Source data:
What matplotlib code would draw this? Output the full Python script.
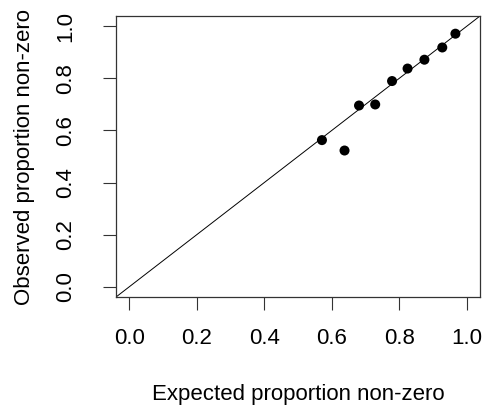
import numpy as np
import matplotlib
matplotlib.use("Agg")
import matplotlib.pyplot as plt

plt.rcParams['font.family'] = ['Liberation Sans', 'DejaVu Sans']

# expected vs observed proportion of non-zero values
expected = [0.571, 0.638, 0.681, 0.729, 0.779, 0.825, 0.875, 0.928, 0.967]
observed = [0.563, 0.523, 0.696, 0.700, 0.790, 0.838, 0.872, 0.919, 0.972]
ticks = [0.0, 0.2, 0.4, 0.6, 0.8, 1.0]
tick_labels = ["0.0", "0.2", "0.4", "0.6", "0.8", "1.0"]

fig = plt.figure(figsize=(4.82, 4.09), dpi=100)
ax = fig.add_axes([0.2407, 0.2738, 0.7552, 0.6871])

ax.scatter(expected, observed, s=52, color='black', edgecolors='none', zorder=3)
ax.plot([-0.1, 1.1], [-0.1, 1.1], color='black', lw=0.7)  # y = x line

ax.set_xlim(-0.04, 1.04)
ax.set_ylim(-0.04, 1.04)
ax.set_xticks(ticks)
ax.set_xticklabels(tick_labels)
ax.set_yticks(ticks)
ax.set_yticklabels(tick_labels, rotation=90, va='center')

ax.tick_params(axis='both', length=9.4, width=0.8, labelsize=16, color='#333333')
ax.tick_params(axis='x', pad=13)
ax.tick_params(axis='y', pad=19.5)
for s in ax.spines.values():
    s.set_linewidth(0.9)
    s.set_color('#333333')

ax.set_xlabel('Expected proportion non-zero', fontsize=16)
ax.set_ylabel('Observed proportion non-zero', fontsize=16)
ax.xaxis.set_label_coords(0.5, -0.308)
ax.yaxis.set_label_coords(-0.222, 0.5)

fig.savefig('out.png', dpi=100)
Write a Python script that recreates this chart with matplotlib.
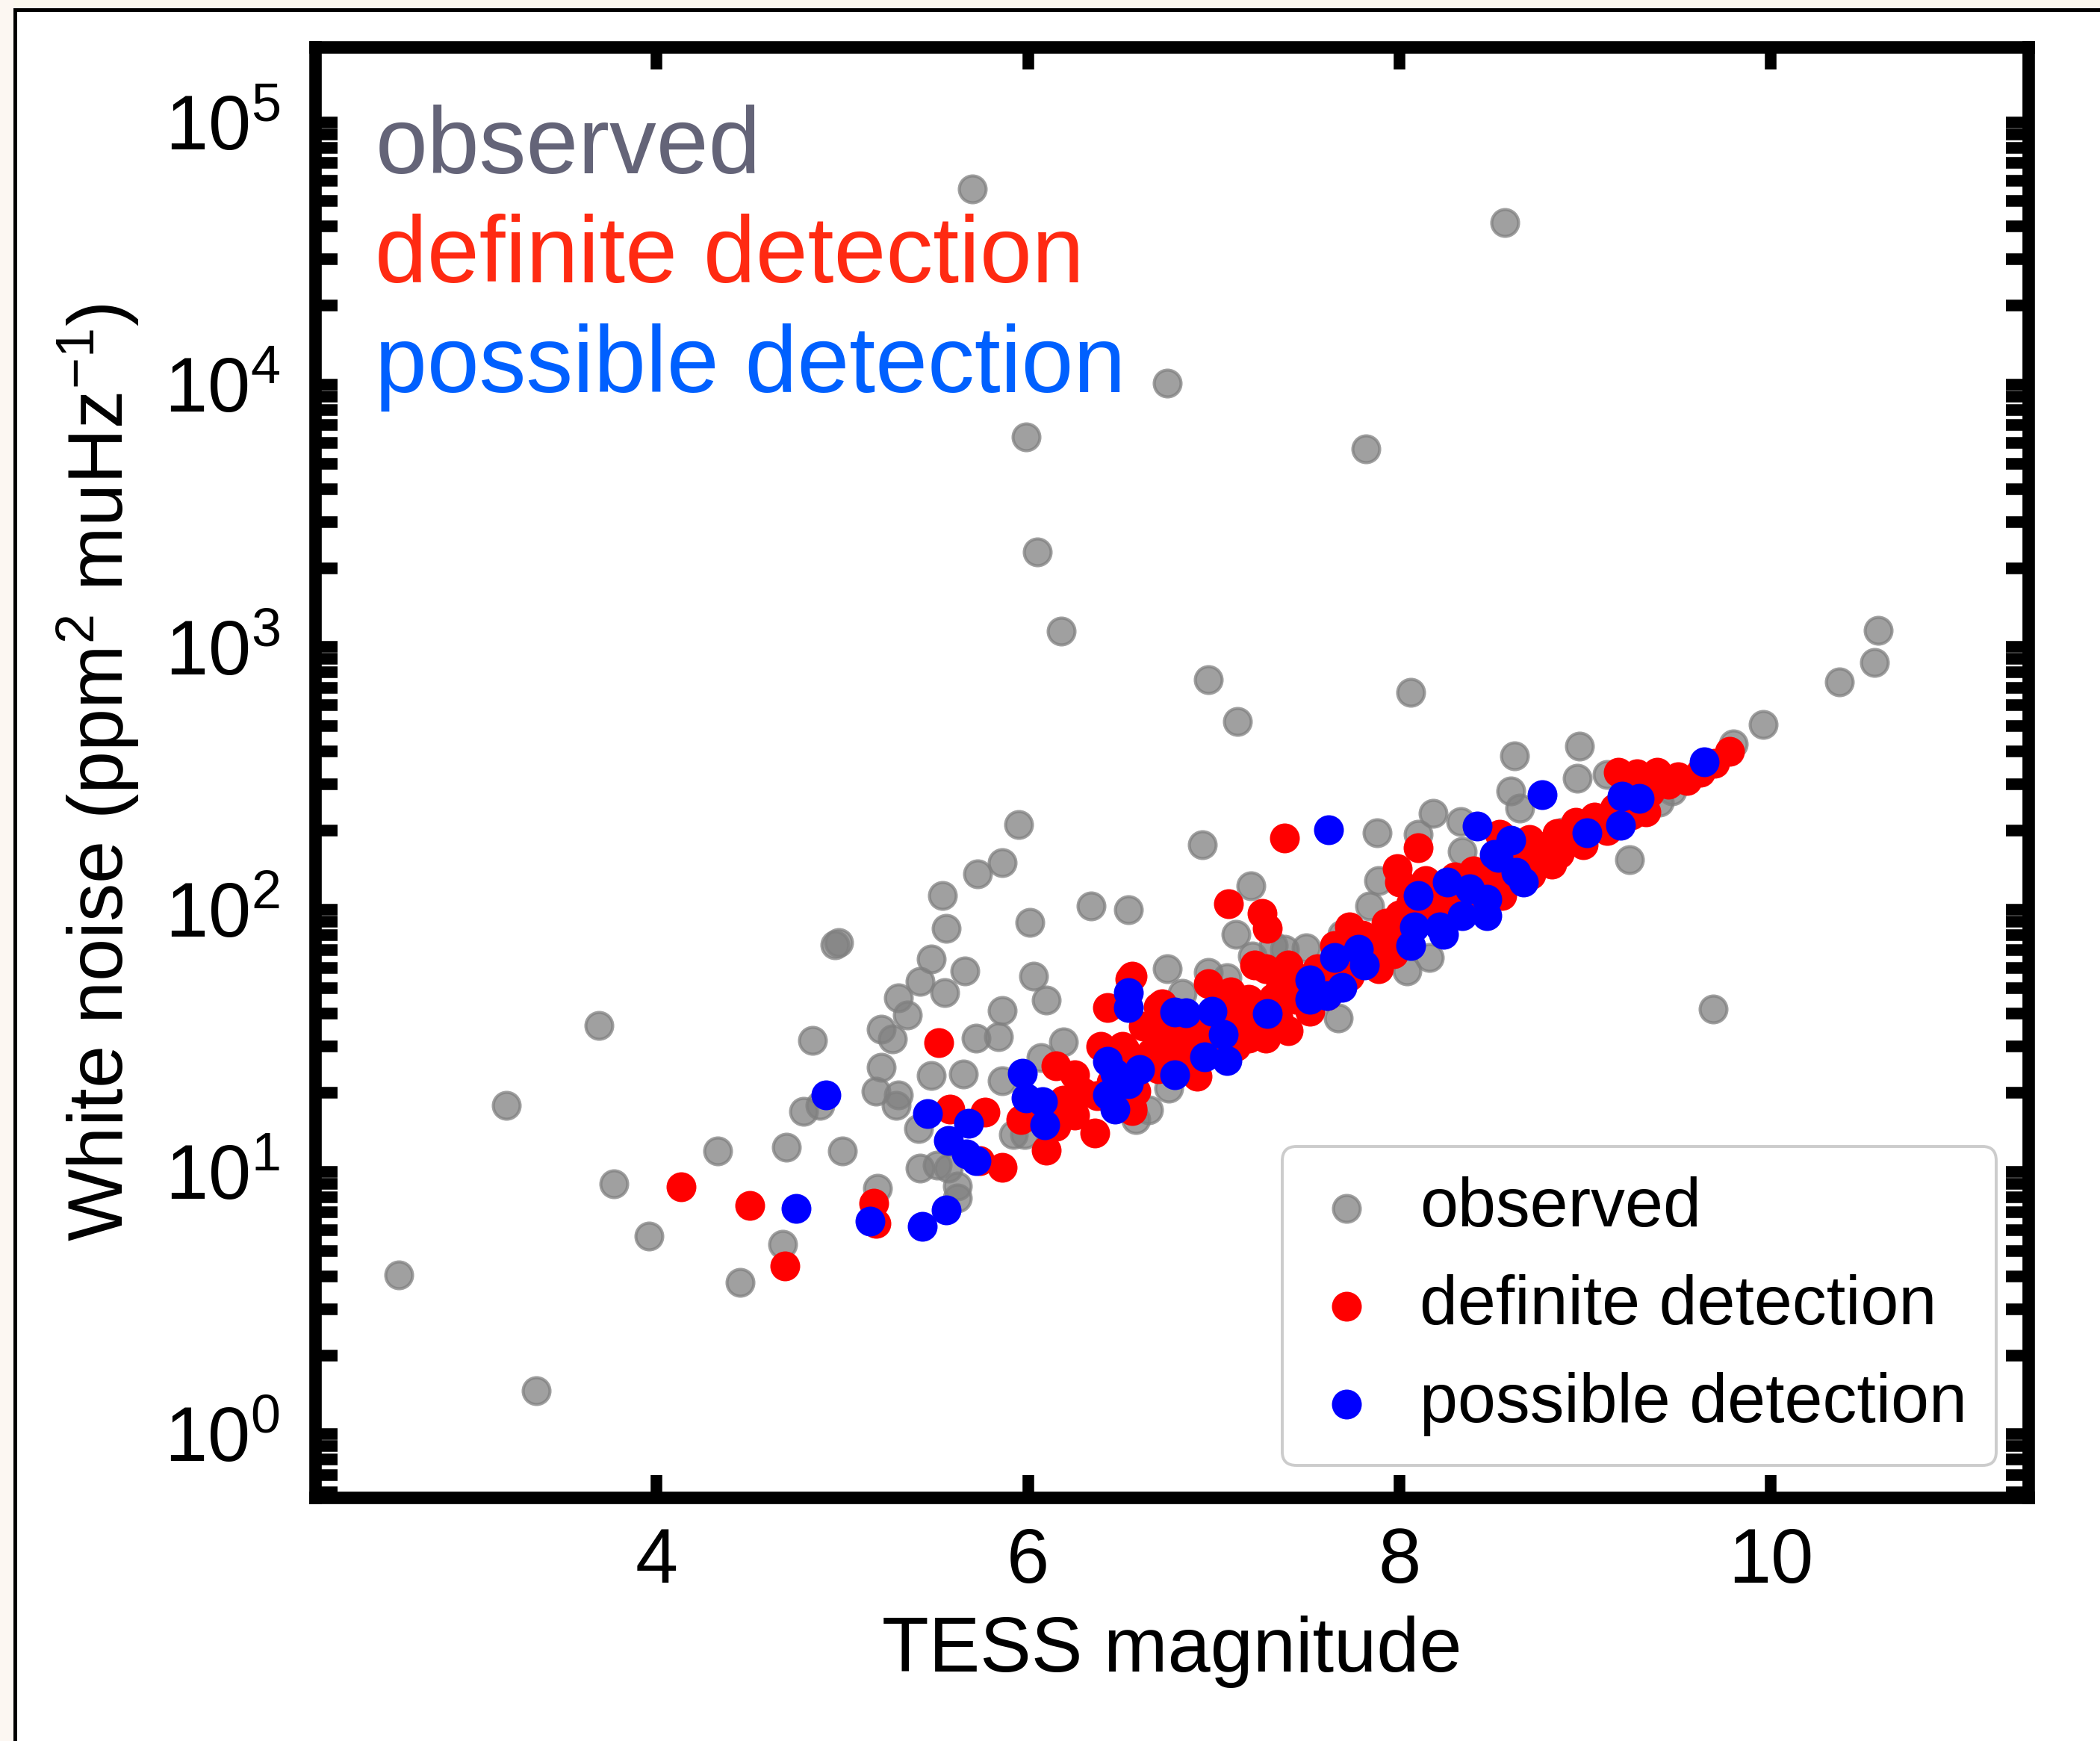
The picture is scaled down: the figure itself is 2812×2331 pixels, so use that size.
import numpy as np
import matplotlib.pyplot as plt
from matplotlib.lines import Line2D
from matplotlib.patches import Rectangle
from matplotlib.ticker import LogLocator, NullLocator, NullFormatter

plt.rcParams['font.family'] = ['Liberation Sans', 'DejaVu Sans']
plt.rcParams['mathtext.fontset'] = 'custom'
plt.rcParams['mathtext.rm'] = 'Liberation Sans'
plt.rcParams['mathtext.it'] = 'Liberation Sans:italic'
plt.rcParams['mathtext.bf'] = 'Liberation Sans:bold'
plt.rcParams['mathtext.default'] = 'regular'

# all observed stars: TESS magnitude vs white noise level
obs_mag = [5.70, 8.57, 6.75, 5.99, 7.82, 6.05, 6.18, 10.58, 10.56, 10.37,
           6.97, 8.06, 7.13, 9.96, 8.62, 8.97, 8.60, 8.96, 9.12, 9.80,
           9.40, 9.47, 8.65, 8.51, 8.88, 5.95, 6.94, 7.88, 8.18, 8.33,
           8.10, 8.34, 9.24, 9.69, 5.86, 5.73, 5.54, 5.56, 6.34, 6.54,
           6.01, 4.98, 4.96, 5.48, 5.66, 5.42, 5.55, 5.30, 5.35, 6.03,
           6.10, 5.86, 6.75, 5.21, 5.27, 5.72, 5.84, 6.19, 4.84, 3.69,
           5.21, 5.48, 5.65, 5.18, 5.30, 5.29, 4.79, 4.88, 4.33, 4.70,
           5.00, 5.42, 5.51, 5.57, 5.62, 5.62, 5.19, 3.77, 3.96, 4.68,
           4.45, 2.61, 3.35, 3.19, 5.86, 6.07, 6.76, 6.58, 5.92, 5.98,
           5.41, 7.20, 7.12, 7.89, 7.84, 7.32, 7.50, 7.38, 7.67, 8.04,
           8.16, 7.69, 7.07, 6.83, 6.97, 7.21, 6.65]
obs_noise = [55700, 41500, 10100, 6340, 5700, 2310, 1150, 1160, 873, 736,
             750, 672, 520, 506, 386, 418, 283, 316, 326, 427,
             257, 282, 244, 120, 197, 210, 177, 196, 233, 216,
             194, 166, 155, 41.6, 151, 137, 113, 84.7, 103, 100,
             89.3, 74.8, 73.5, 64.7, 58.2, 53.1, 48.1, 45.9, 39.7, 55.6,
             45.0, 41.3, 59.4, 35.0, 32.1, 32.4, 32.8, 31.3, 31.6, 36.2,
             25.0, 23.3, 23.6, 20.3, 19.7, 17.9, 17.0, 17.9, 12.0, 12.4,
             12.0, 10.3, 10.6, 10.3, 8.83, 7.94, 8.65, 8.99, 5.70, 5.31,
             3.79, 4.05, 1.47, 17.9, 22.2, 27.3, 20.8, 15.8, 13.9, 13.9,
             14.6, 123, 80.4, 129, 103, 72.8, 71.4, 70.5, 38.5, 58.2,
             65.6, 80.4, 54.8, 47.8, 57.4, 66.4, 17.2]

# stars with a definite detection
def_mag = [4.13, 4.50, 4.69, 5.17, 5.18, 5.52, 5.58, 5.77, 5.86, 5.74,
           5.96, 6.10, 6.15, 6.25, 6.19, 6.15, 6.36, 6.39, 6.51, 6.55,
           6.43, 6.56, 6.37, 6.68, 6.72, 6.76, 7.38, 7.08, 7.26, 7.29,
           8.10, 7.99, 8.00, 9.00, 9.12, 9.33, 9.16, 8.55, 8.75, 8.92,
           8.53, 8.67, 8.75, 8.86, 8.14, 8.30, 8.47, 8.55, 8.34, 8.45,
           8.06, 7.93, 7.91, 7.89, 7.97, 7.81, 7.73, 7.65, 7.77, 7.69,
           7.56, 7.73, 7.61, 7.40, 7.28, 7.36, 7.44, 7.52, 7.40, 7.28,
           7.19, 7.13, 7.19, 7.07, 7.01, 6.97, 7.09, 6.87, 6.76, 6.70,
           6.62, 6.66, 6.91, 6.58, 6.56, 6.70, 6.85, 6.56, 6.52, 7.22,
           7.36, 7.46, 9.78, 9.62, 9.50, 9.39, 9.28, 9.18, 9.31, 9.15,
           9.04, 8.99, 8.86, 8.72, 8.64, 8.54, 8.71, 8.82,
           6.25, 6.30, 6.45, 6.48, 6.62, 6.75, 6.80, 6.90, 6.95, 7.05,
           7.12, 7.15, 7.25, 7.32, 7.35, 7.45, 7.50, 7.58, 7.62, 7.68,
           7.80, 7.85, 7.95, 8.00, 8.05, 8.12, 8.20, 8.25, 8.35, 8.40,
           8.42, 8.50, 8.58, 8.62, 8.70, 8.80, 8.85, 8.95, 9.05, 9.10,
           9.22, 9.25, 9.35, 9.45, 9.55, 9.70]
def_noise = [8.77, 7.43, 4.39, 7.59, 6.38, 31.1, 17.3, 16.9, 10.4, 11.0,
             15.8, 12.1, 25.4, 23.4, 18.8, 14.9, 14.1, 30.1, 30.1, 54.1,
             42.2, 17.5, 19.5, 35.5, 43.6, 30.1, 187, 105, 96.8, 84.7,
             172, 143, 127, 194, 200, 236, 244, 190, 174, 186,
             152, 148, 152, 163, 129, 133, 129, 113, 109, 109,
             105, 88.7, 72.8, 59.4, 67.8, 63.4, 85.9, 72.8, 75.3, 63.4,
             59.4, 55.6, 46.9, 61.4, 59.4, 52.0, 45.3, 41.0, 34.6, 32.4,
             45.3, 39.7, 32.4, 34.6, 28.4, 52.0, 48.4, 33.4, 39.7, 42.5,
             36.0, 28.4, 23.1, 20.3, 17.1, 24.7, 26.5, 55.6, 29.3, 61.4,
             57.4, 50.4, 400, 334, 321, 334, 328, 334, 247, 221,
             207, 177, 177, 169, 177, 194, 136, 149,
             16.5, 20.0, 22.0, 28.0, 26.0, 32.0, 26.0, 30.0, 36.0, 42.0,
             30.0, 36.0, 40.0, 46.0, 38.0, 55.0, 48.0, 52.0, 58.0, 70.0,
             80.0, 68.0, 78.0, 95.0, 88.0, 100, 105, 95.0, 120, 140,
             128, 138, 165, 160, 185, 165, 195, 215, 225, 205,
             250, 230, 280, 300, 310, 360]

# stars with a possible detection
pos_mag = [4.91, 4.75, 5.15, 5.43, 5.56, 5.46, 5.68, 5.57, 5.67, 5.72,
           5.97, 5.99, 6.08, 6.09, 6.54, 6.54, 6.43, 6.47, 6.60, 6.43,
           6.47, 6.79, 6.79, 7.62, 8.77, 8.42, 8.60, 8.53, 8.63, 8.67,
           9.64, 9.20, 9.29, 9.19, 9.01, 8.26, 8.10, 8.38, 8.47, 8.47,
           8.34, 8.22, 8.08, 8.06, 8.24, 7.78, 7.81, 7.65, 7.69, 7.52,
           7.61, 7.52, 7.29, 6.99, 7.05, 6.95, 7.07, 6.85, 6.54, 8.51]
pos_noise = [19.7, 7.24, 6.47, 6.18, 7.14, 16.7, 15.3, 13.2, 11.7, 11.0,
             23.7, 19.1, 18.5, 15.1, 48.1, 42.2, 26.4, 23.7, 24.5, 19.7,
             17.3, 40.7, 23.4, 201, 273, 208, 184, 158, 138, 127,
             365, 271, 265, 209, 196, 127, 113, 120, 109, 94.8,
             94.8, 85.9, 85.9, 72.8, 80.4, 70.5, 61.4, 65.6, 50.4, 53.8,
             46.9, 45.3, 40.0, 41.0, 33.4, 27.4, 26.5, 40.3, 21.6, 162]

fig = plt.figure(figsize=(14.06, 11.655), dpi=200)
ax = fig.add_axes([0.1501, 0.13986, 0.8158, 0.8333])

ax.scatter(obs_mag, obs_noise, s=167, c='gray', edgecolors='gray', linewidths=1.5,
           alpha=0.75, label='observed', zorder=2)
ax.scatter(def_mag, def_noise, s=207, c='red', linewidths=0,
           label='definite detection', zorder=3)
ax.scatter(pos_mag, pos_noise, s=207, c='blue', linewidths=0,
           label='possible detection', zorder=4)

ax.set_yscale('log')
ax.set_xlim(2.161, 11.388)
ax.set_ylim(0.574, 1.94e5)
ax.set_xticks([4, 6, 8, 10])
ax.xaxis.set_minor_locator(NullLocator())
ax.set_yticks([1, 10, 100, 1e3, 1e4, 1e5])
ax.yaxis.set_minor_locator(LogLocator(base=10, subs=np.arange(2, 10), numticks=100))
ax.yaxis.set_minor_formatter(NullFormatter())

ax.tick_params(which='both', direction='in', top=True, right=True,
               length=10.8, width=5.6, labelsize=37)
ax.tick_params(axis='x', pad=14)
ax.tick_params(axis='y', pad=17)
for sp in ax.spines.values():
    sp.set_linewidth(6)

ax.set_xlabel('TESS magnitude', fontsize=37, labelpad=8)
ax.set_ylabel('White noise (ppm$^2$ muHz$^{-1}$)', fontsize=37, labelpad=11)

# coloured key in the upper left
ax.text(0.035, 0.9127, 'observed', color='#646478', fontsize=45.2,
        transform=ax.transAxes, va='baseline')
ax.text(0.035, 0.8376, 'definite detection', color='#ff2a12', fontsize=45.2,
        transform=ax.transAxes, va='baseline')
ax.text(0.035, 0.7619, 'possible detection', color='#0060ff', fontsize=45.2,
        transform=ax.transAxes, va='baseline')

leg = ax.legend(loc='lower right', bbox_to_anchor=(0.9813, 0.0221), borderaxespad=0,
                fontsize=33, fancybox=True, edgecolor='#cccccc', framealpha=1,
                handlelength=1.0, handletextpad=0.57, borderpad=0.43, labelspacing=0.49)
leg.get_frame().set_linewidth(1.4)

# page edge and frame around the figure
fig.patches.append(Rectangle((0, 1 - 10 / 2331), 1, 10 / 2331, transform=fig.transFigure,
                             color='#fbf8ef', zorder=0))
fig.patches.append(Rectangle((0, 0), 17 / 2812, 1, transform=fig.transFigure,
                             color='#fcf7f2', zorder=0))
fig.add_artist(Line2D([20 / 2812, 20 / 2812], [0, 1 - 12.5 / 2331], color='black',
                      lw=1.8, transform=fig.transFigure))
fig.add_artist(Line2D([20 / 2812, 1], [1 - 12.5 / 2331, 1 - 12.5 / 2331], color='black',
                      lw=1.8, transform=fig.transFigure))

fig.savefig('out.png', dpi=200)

Task to complete: Keep the pictures out, and extract only the lines that begin at the one containing "Write a Python" and end at the one containing "from matplotlib.ticker import", inclusive.

The solution:
Write a Python script that recreates this chart with matplotlib.
The picture is scaled down: the figure itself is 2812×2331 pixels, so use that size.
import numpy as np
import matplotlib.pyplot as plt
from matplotlib.lines import Line2D
from matplotlib.patches import Rectangle
from matplotlib.ticker import LogLocator, NullLocator, NullFormatter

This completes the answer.